Extension of Time to File Returns and Make Elections Under the New Law
The above is a problem for taxpayers who died earlier in the year because the normal filing deadlines may be coming up or are already past due. In order to mitigate but not necessarily solve this problem, Congress is giving estates and their advisors 9 months from the date of enactment of the new legislation to file returns and make elections, where applicable. This may not be enough time, but we will see.
This legislation is quite complex. There is a great deal of work that estate planning and tax practitioners will have to do and as with all such new legislation, there is a significant learning curve that takes time. Also, the pressure is on to advise clients as soon as possible on how to proceed.

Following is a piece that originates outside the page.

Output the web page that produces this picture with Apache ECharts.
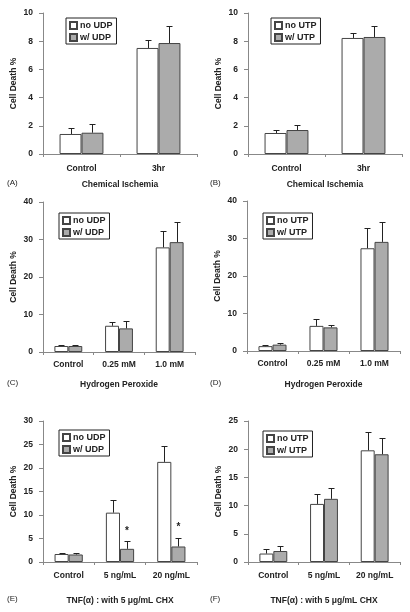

There will be a substantial amount of post-mortem planning work for something that only affects a small number of taxpayers, and for only 2010 with respect to the modified carryover basis regime, and maybe only two years for the remainder of the estate, gift, and generation skipping transfer tax rules. This will also likely make estate planning less efficient and more costly.
For 2010, for example, the work includes, but is not limited to (1) advice on the modified carryover basis regime; (2) whether to treat the estate as though there is no estate tax in 2010; (3) whether to disclaim assets and create a credit shelter trust to reduce taxes in the future, if a disclaimer trust is being used, or if other reasons exist for making a disclaimer; (4) how much of a qualified terminable interest property (QTIP) election to make, if a QTIP Trust is being used, and (5) whether to make large gifts prior to December 31, 2010 to take advantage of the GST 0% tax rate for 2010; just to name a few. Unfortunately, some of the planning, such as large gifts to take advantage of the 0% GST tax rate for 2010 may already be too late.
Estate planners will have to try to take into consideration what we know the law to be through December 31, 2012 and what we believe it may be after that date. This will be a daunting, if not impossible, task at best.